In occasione dl decennale della morte di Claudio Abbado, avvenuta a Bologna il 20 gennaio del 2014, iniziamo la pubblicazione di tutti gli articoli dedicati da Amadeus al grande direttore d’orchestra, protagonista della vita musicale del Novecento e di questo primo scorcio del nuovo secolo.
È stato inevitabile che, fin dal primo numero, la nostra attenzione fosse rivolta al Maestro da poco eletto a una delle cariche più prestigiose: quella di direttore dei Berliner Philharmoniker.
(Aprile 2000 – Amadeus n. 125)
Ferrara: un «Così fan tutte» rossiniano con Claudio Abbado
di Duilio Courir
Ogni qual volta si riascolta quel capolavoro estremo della collaborazione fra Mozart e Da Ponte che è il Così fan tutte, si torna a scoprire lo spirito di una società razionalistica, inattaccabile dal sentimento, che arriva sul palcoscenico viennese filtrato dal genio mozartiano, e del quale si possono ripercorrere i percorsi labirintici condensati nelle parole del libretto di Da Ponte.

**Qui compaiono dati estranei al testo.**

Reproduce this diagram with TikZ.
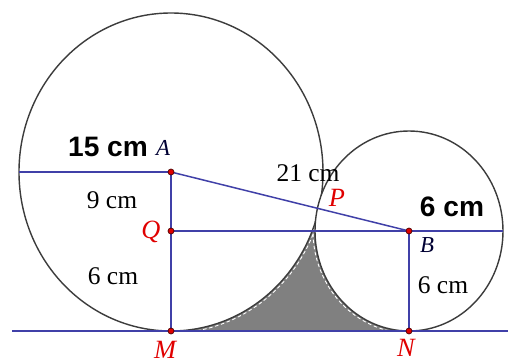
\documentclass[tikz,border=0pt]{standalone}
\usepackage{fontspec}
\setmainfont{Liberation Serif}
\setsansfont{Liberation Sans}
\definecolor{segblue}{HTML}{4040A8}
\definecolor{ptred}{HTML}{E00000}
\definecolor{rimgray}{HTML}{3C3C3C}
\definecolor{gapgray}{HTML}{808080}
\tikzset{
  circ/.style={draw=rimgray,line width=0.8pt,fill=white},
  seg/.style={draw=segblue,line width=0.85pt},
  dot/.style={circle,fill=ptred,draw=black!70!red,line width=0.4pt,inner sep=0pt,minimum size=3.4pt},
  ptlabel/.style={font=\fontsize{15}{17}\selectfont\itshape,text=ptred},
  cntlabel/.style={font=\fontsize{13}{15}\selectfont\itshape,text=black!80!blue},
  radlabel/.style={font=\sffamily\bfseries\fontsize{16}{18}\selectfont},
  lenlabel/.style={font=\fontsize{14.5}{16}\selectfont}
}
\begin{document}
\begin{tikzpicture}[x=0.02cm,y=0.02cm]
\useasboundingbox (0,0) rectangle (508,363);
\coordinate (A) at (171,191); \coordinate (Q) at (171,132); \coordinate (M) at (171,32);
\coordinate (B) at (409,132); \coordinate (N) at (409,32);
\coordinate (L) at (19,191); \coordinate (R) at (503,132);
\coordinate (g1) at (12,32); \coordinate (g2) at (508,32);
\fill[gapgray] (M) rectangle (B);
\begin{scope}
\clip (M) rectangle (B);
\draw[white,line width=0.5pt,dash pattern=on 2pt off 1.5pt] (A) ellipse [x radius=154, y radius=161];
\draw[white,line width=0.5pt,dash pattern=on 2pt off 1.5pt] (B) ellipse [x radius=96, y radius=102];
\end{scope}
\path[circ] (A) ellipse [x radius=152, y radius=159];
\path[circ] (B) ellipse [x radius=94, y radius=100];
\draw[seg] (g1) -- (g2);
\draw[seg] (L) -- (A); \draw[seg] (A) -- (M); \draw[seg] (A) -- (B);
\draw[seg] (Q) -- (R); \draw[seg] (B) -- (N);
\node[dot] (dA) at (A) {}; \node[dot] (dQ) at (Q) {}; \node[dot] (dM) at (M) {};
\node[dot] (dB) at (B) {}; \node[dot] (dN) at (N) {};
\node[cntlabel] (lA) at (163,215) {A};
\node[cntlabel] (lB) at (427,118) {B};
\node[ptlabel] (lP) at (337,165) {P};
\node[ptlabel] (lQ) at (151,131) {Q};
\node[ptlabel] (lM) at (165,13) {M};
\node[ptlabel] (lN) at (406,15) {N};
\node[radlabel] (r1) at (108,216) {15 cm};
\node[radlabel] (r2) at (452,156) {6 cm};
\node[lenlabel] (d1) at (112,163) {9 cm};
\node[lenlabel] (d2) at (113,87) {6 cm};
\node[lenlabel] (d3) at (443,78) {6 cm};
\node[lenlabel] (d4) at (308,190) {21 cm};
\end{tikzpicture}
\end{document}
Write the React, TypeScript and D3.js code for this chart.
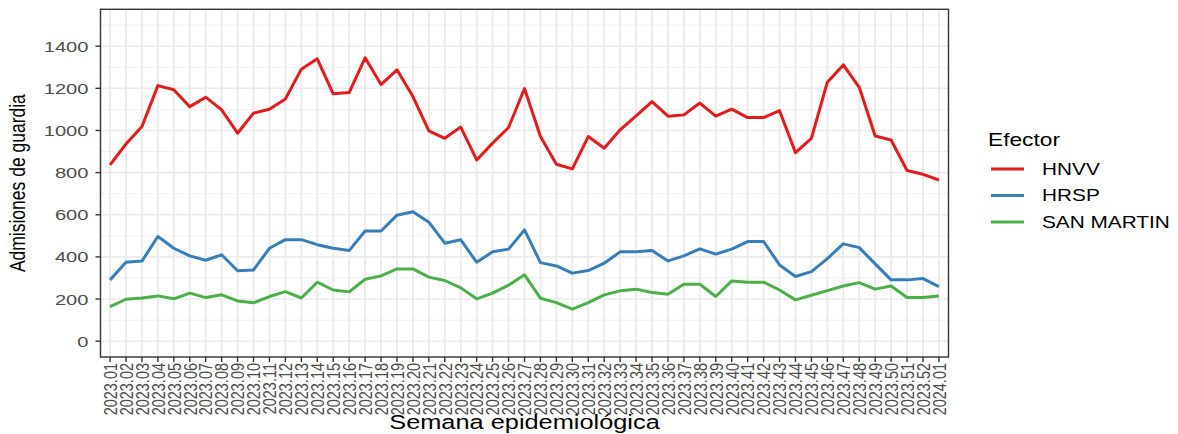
import { useEffect, useRef } from 'react'
import * as d3 from 'd3'

// Epidemiological weeks (x categories)
const weeks = [
  '2023.01', '2023.02', '2023.03', '2023.04', '2023.05', '2023.06', '2023.07', '2023.08', '2023.09', '2023.10',
  '2023.11', '2023.12', '2023.13', '2023.14', '2023.15', '2023.16', '2023.17', '2023.18', '2023.19', '2023.20',
  '2023.21', '2023.22', '2023.23', '2023.24', '2023.25', '2023.26', '2023.27', '2023.28', '2023.29', '2023.30',
  '2023.31', '2023.32', '2023.33', '2023.34', '2023.35', '2023.36', '2023.37', '2023.38', '2023.39', '2023.40',
  '2023.41', '2023.42', '2023.43', '2023.44', '2023.45', '2023.46', '2023.47', '2023.48', '2023.49', '2023.50',
  '2023.51', '2023.52', '2024.01'
]

const hnvv = [
  837, 936, 1019, 1213, 1193, 1113, 1158, 1098, 987, 1082,
  1101, 1149, 1291, 1340, 1174, 1180, 1345, 1218, 1288, 1161,
  998, 963, 1016, 860, 940, 1014, 1199, 971, 840, 818,
  971, 916, 1003, 1069, 1137, 1068, 1074, 1130, 1068, 1101,
  1061, 1061, 1094, 895, 963, 1229, 1311, 1205, 974, 955,
  810, 792, 765
]

const hrsp = [
  291, 375, 380, 497, 441, 405, 384, 410, 334, 338,
  441, 482, 482, 458, 441, 430, 523, 523, 598, 614,
  565, 465, 481, 375, 424, 437, 528, 373, 357, 323,
  335, 370, 424, 424, 430, 381, 405, 438, 413, 437,
  473, 473, 362, 307, 330, 392, 462, 444, 367, 291,
  291, 297, 259
]

const sanMartin = [
  164, 199, 205, 215, 201, 228, 207, 220, 191, 182,
  212, 235, 205, 280, 243, 234, 294, 310, 343, 343,
  304, 288, 253, 201, 228, 266, 315, 204, 183, 152,
  183, 220, 239, 247, 231, 223, 270, 270, 212, 286,
  280, 280, 243, 196, 218, 240, 262, 278, 247, 262,
  207, 207, 215
]

const seriesNames = ['HNVV', 'HRSP', 'SAN MARTIN']
const seriesColors = ['#E41A1C', '#377EB8', '#4DAF4A']
const seriesValues = [hnvv, hrsp, sanMartin]

const yTicks = [0, 200, 400, 600, 800, 1000, 1200, 1400]
const yMinor = [100, 300, 500, 700, 900, 1100, 1300, 1500]

const WIDTH = 1178
const HEIGHT = 434
// the reference looks stretched sideways, so text gets the same squash
const SX = 1.3
const FONT = '"Liberation Sans", Arial, Helvetica, sans-serif'

function App() {
  const svgRef = useRef<SVGSVGElement | null>(null)

  useEffect(() => {
    if (!svgRef.current) return
    const root = d3.select(svgRef.current)
    root.selectAll('*').remove()

    const panel = { left: 100.5, right: 948.5, top: 9.3, bottom: 357 }

    const x = d3.scalePoint<string>()
      .domain(weeks)
      .range([panel.left, panel.right])
      .padding(0.6)

    // 0..1500 with ggplot's 5% expansion
    const y = d3.scaleLinear()
      .domain([-75, 1575])
      .range([panel.bottom, panel.top])

    root.append('rect')
      .attr('x', panel.left).attr('y', panel.top)
      .attr('width', panel.right - panel.left)
      .attr('height', panel.bottom - panel.top)
      .attr('fill', '#ffffff')

    // minor grid
    root.append('g')
      .selectAll('line')
      .data(yMinor)
      .enter()
      .append('line')
      .attr('x1', panel.left).attr('x2', panel.right)
      .attr('y1', d => y(d)).attr('y2', d => y(d))
      .attr('stroke', '#f0f0f0')
      .attr('stroke-width', 1)

    // major grid
    root.append('g')
      .selectAll('line')
      .data(yTicks)
      .enter()
      .append('line')
      .attr('x1', panel.left).attr('x2', panel.right)
      .attr('y1', d => y(d)).attr('y2', d => y(d))
      .attr('stroke', '#ebebeb')
      .attr('stroke-width', 1.6)

    root.append('g')
      .selectAll('line')
      .data(weeks)
      .enter()
      .append('line')
      .attr('x1', d => x(d)!).attr('x2', d => x(d)!)
      .attr('y1', panel.top).attr('y2', panel.bottom)
      .attr('stroke', '#ebebeb')
      .attr('stroke-width', 2)

    // series lines
    const line = d3.line<number>()
      .x((d, i) => x(weeks[i])!)
      .y(d => y(d))

    seriesValues.forEach((vals, k) => {
      root.append('path')
        .datum(vals)
        .attr('d', line)
        .attr('fill', 'none')
        .attr('stroke', seriesColors[k])
        .attr('stroke-width', 3)
        .attr('stroke-linejoin', 'round')
    })

    // panel border
    root.append('rect')
      .attr('x', panel.left).attr('y', panel.top)
      .attr('width', panel.right - panel.left)
      .attr('height', panel.bottom - panel.top)
      .attr('fill', 'none')
      .attr('stroke', '#333333')
      .attr('stroke-width', 1.4)

    // y axis ticks + labels
    const yAxis = root.append('g')
    yAxis.selectAll('line')
      .data(yTicks)
      .enter()
      .append('line')
      .attr('x1', panel.left - 5).attr('x2', panel.left)
      .attr('y1', d => y(d)).attr('y2', d => y(d))
      .attr('stroke', '#333333')
      .attr('stroke-width', 1.4)
    yAxis.selectAll('text')
      .data(yTicks)
      .enter()
      .append('text')
      .attr('transform', d => `translate(${panel.left - 12},${y(d)}) scale(${SX},1)`)
      .attr('dy', '0.36em')
      .attr('text-anchor', 'end')
      .attr('font-family', FONT)
      .attr('font-size', 15.5)
      .attr('fill', '#4d4d4d')
      .text(d => d)

    // x axis ticks + rotated labels
    const xAxis = root.append('g')
    xAxis.selectAll('line')
      .data(weeks)
      .enter()
      .append('line')
      .attr('x1', d => x(d)!).attr('x2', d => x(d)!)
      .attr('y1', panel.bottom).attr('y2', panel.bottom + 5)
      .attr('stroke', '#333333')
      .attr('stroke-width', 1.4)
    xAxis.selectAll('text')
      .data(weeks)
      .enter()
      .append('text')
      .attr('transform', d => `translate(${x(d)},${panel.bottom + 6}) scale(${SX},1) rotate(-90)`)
      .attr('dy', '0.36em')
      .attr('text-anchor', 'end')
      .attr('font-family', FONT)
      .attr('font-size', 14.5)
      .attr('fill', '#4d4d4d')
      .text(d => d)

    // axis titles
    root.append('text')
      .attr('transform', `translate(${(panel.left + panel.right) / 2},${429}) scale(${SX},1)`)
      .attr('text-anchor', 'middle')
      .attr('font-family', FONT)
      .attr('font-size', 19.5)
      .attr('fill', '#000000')
      .text('Semana epidemiológica')

    root.append('text')
      .attr('transform', `translate(${25},${(panel.top + panel.bottom) / 2}) scale(${SX},1) rotate(-90)`)
      .attr('text-anchor', 'middle')
      .attr('font-family', FONT)
      .attr('font-size', 17.5)
      .attr('fill', '#000000')
      .text('Admisiones de guardia')

    // legend
    const legend = root.append('g')
    legend.append('text')
      .attr('transform', `translate(${988},${146}) scale(${SX},1)`)
      .attr('font-family', FONT)
      .attr('font-size', 17.5)
      .attr('fill', '#000000')
      .text('Efector')

    seriesNames.forEach((name, k) => {
      const cy = 169 + k * 26.5
      legend.append('line')
        .attr('x1', 991).attr('x2', 1024)
        .attr('y1', cy).attr('y2', cy)
        .attr('stroke', seriesColors[k])
        .attr('stroke-width', 3)
      legend.append('text')
        .attr('transform', `translate(${1042},${cy}) scale(${SX},1)`)
        .attr('dy', '0.36em')
        .attr('font-family', FONT)
        .attr('font-size', 16)
        .attr('fill', '#000000')
        .text(name)
    })
  }, [])

  return (
    <div style={{ position: 'absolute', left: 0, top: 0, width: WIDTH, height: HEIGHT, background: '#ffffff' }}>
      <svg ref={svgRef} width={WIDTH} height={HEIGHT} style={{ display: 'block' }} />
    </div>
  )
}

export default App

Si tratta di una società che si definisce, si scompone e si ricompone in un gioco articolato e distaccato da qualsiasi indicazione che non siano le affinità naturali. Un abisso di amarezza struggente e immedicabile e uno sguardo impietoso e pietoso nelle cose umane. Claudio Abbado ha atteso ed esitato molto prima di affrontare questo testo mozartiano proponendolo per Ferrara Musica nell’ambito della stagione del Comunale di Ferrara con una compagnia di canto di grande fascino interpretativo in tutto certo degna del compito arduo, e guidando quella compagine assai amata, che è la Mahler Chamber Orchestra, offrendo una lettura di grande risalto nella quale proprio niente suonava convenzionale.

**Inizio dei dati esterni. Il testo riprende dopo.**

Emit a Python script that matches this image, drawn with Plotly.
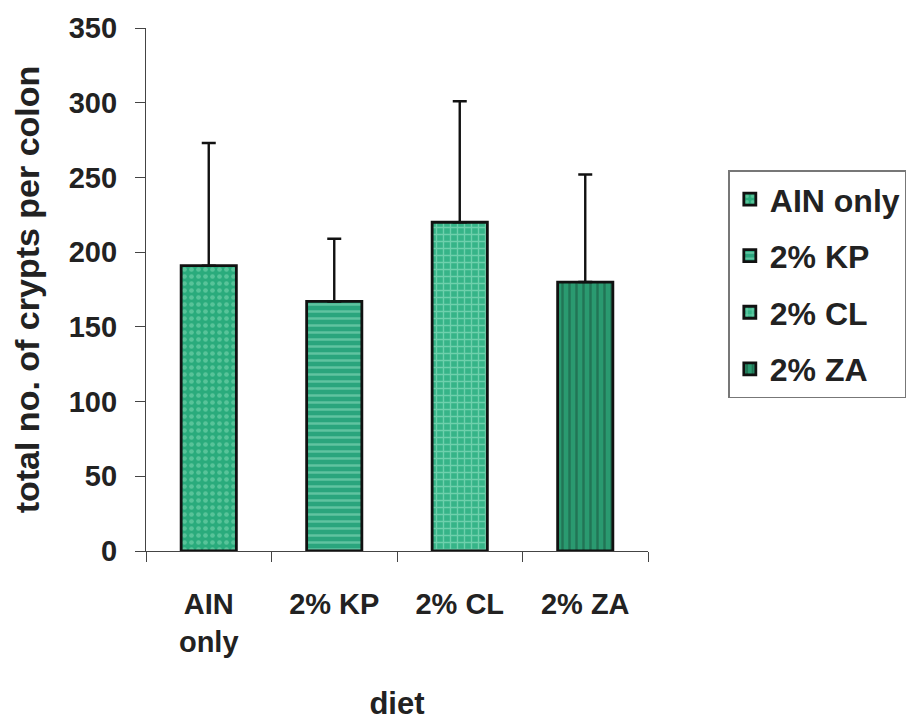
import plotly.graph_objects as go

categories = ["AIN only", "2% KP", "2% CL", "2% ZA"]
tick_labels = ["AIN<br>only", "2% KP", "2% CL", "2% ZA"]
means = [191, 167, 220, 180]
errors_up = [82, 42, 81, 72]
y_ticks = [0, 50, 100, 150, 200, 250, 300, 350]

bg_colors = ["#2aab7c", "#2aa57d", "#36b488", "#2a9a70"]
fg_colors = ["#86dcb6", "#96e2c4", "#a6eccf", "#17503a"]
shapes = [".", "-", "+", "|"]

FONT = "Liberation Sans, Arial, sans-serif"

fig = go.Figure()
for i, cat in enumerate(categories):
    fig.add_trace(go.Bar(
        x=[cat], y=[means[i]], name=cat, legendgroup=cat,
        width=0.44,
        marker=dict(color=bg_colors[i],
                    line=dict(color="#111111", width=2.8),
                    pattern=dict(shape=shapes[i], fgcolor=fg_colors[i],
                                 bgcolor=bg_colors[i], size=7, solidity=0.35,
                                 fillmode="overlay")),
        error_y=dict(type="data", symmetric=False, array=[errors_up[i]],
                     arrayminus=[0], color="#111111", thickness=2.4, width=7),
    ))

fig.update_layout(
    width=910, height=713,
    margin=dict(l=138, r=270, t=20, b=170),
    paper_bgcolor="white", plot_bgcolor="white",
    barmode="overlay",
    font=dict(family=FONT, size=29, color="#222222"),
    showlegend=True,
    legend=dict(x=1.16, y=0.728, xanchor="left", yanchor="top",
                bordercolor="#777777", borderwidth=1.5,
                font=dict(family=FONT, size=32, color="#222222", weight="bold"),
                traceorder="grouped", tracegroupgap=12,
                itemwidth=30),
)

fig.update_xaxes(
    type="category", categoryorder="array", categoryarray=categories,
    tickmode="array", tickvals=categories, ticktext=tick_labels,
    tickson="boundaries", ticks="outside", ticklen=10, tickwidth=1.2,
    tickcolor="#444444", automargin=False,
    showline=True, linecolor="#444444", linewidth=1.2,
    tickfont=dict(family=FONT, size=29, color="#222222", weight="bold"),
    ticklabelstandoff=27,
    title=dict(text="diet", font=dict(family=FONT, size=31, color="#222222", weight="bold"),
               standoff=41),
    showgrid=False, zeroline=False,
)

fig.update_yaxes(
    range=[0, 350], tickmode="array", tickvals=y_ticks,
    ticks="outside", ticklen=10, tickwidth=1.2, tickcolor="#444444",
    automargin=False,
    showline=True, linecolor="#444444", linewidth=1.2,
    tickfont=dict(family=FONT, size=29, color="#222222", weight="bold"),
    ticklabelstandoff=12,
    title=dict(text="total no. of crypts per colon",
               font=dict(family=FONT, size=34, color="#222222", weight="bold"),
               standoff=18),
    showgrid=False, zeroline=False,
)

fig.write_html("out.html")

Abbado è sembrato guardare a quest’opera cercando di tener conto che Mozart corre dietro alla perfezione della musica e in questo modo si avvicina alla imperfezione della storia, dell’argomento , dei personaggi, svelando così l’umanità nei propri difetti e nella propria inadeguatezza, senza rinunciare a quella sensazione di felicità di scherzo, di divertimento e anche di spensieratezza che appartiene sempre allo stile del comporre mozartiano, forzando perfino la zona e la misura di quest’opera e calcando un poco troppo la mano nell’esecuzione. La corsa in avanti infatti che Abbado fa nella sua lezione del Così lascia scorgere la mediazione della passione rossiniana del direttore milanese, una sorta di glorificazione sonora del misterioso istinto della creatività, qualcosa della carnalità esplicita delle Nozze, il segno dunque della folle journée non immemore della raffigurazione vitale perfino pazzesca del Mozart di Milos Forman, raggiungendo risultati di strabiliante qualità ma con drastica riduzione del versante malinconico e d’ombra dell’opera. Davanti a questo autentico e dominante vigore esecutivo, mantenuto però sul terreno del sinfonismo, ci è sembrata spaesata la regia di Mario Martone, sicuramente brillante, troppo orientato a far vivere, sul palcoscenico del Comunale ferrarese, il gioco acrobatico della commedia dell’arte attestando una contiguità con la civiltà musicale napoletana che dovrebbe invece restare su di un piano più allusivo, dal momento che gli stessi vocaboli napoletani sono qui pronunciati attraverso il filtro del pensiero viennese. L’esecuzione eccelsa ha conquistato in ogni modo il pubblico del Comunale ancora una volta con una compagnia di canto ammirevole in tutti i suoi componenti, dalla stupenda Melanie Diener alla fascinosa Anna Caterina Antonacci, rispettivamente Fiordiligi e Dorabella, allo straordinario Guglielmo di Nicola Ulivieri, al buon Ferrando di Charles Workman, alla sorprendente Despina di Daniela Mazzucato e all’irresistibile Don Alfonso di Andrea Concetti che si è imposto per presenza scenica e vocale strepitosa. Del resto in questa interpretazione scatenata e trascinante si è potuta apprezzare una chiarezza di parola che non ha fatto perdere una battuta dell’opera al pubblico senza un solo istante di stanchezza, malgrado i tagli riaperti che per la verità non hanno aggiunto al capolavoro mozartiano un gran che.